* SOURCE RECORDS
____
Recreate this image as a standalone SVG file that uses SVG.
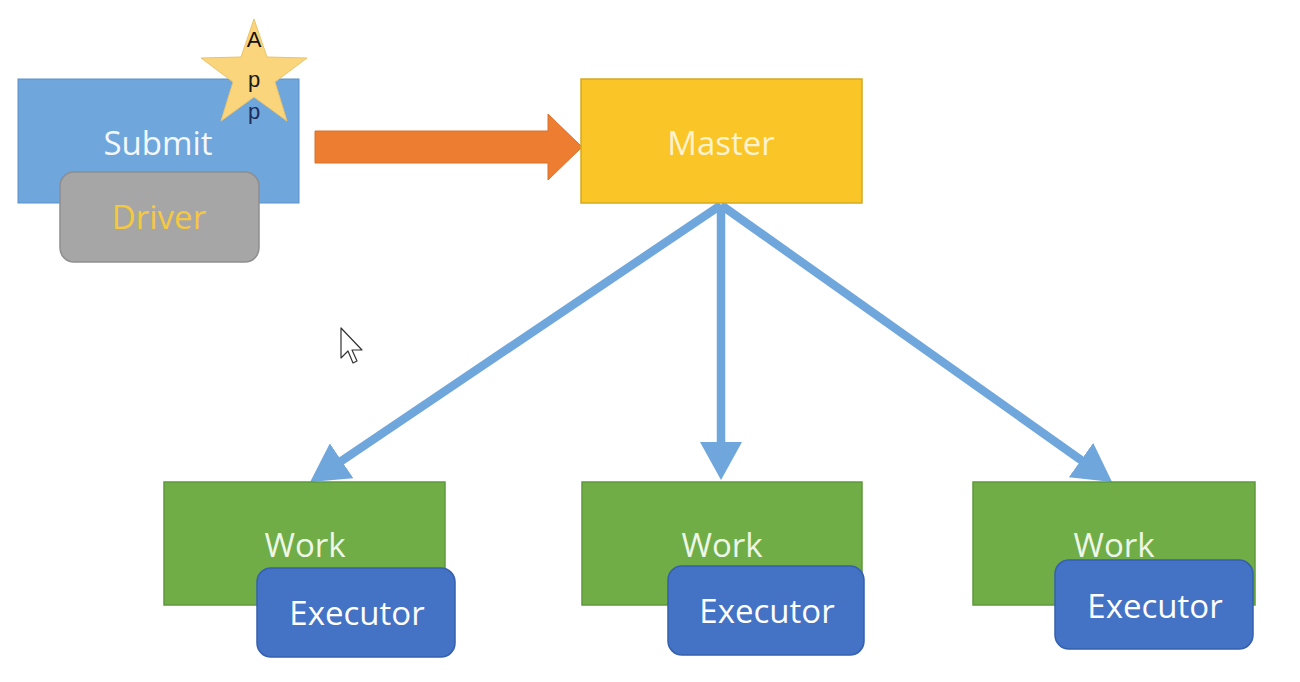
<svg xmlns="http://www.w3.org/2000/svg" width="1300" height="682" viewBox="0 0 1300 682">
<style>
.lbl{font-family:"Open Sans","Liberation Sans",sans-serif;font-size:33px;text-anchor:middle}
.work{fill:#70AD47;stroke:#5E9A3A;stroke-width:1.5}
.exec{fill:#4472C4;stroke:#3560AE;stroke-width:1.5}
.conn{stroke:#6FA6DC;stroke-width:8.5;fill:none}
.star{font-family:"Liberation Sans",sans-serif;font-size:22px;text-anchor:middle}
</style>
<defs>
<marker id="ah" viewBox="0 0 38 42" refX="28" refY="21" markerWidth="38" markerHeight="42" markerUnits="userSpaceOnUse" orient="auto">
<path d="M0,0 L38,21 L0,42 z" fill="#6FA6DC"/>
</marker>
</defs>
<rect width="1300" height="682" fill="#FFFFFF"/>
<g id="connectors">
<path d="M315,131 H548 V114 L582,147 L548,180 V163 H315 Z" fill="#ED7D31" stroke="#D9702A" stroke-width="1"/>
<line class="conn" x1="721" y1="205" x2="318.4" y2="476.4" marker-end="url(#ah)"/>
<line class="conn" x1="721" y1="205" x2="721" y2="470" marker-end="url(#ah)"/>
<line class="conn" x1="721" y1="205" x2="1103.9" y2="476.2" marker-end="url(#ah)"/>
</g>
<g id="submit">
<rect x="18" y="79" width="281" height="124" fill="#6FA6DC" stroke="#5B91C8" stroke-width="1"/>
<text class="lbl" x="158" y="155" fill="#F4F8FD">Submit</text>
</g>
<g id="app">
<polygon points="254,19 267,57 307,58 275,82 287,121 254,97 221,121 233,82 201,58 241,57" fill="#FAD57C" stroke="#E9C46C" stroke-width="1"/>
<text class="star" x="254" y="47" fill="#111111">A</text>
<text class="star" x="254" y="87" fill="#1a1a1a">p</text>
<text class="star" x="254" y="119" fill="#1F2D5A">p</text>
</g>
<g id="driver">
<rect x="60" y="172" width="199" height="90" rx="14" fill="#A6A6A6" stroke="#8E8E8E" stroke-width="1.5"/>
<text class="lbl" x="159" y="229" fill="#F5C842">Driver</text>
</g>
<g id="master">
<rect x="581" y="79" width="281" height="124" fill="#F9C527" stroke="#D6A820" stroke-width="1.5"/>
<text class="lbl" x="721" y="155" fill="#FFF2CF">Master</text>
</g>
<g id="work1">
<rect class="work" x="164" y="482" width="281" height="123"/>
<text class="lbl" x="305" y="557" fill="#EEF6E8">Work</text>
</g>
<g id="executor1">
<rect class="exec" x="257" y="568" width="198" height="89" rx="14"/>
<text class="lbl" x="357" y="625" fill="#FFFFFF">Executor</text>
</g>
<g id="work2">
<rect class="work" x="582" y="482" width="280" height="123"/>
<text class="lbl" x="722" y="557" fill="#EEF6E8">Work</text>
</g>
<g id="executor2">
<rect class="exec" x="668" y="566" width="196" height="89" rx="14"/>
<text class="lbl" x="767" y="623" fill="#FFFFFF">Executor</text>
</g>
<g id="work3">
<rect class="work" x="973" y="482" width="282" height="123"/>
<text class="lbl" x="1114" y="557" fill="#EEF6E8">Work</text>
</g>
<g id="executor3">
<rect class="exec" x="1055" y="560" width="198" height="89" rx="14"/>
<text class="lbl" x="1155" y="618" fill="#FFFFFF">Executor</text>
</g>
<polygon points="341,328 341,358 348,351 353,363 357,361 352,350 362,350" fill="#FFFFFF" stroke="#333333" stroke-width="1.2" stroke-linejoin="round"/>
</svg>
____
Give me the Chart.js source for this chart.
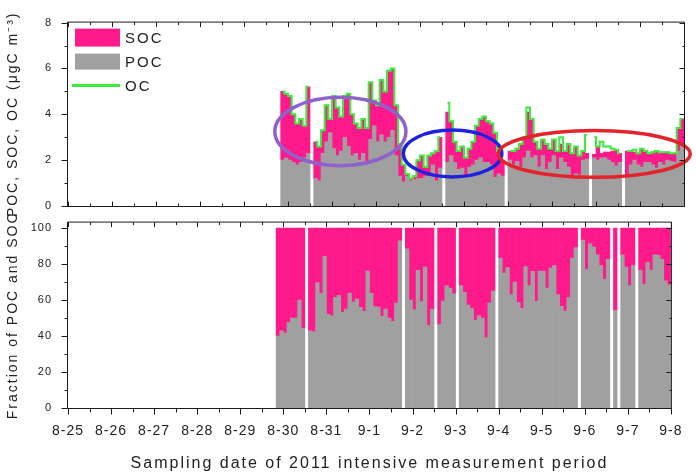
____
* SET EXERCISE
From the data, list each line in which the string "this" appears.

* FINAL RESULT
Recreate this image as a standalone SVG file that uses SVG.
Give me the Chart.js source for this chart.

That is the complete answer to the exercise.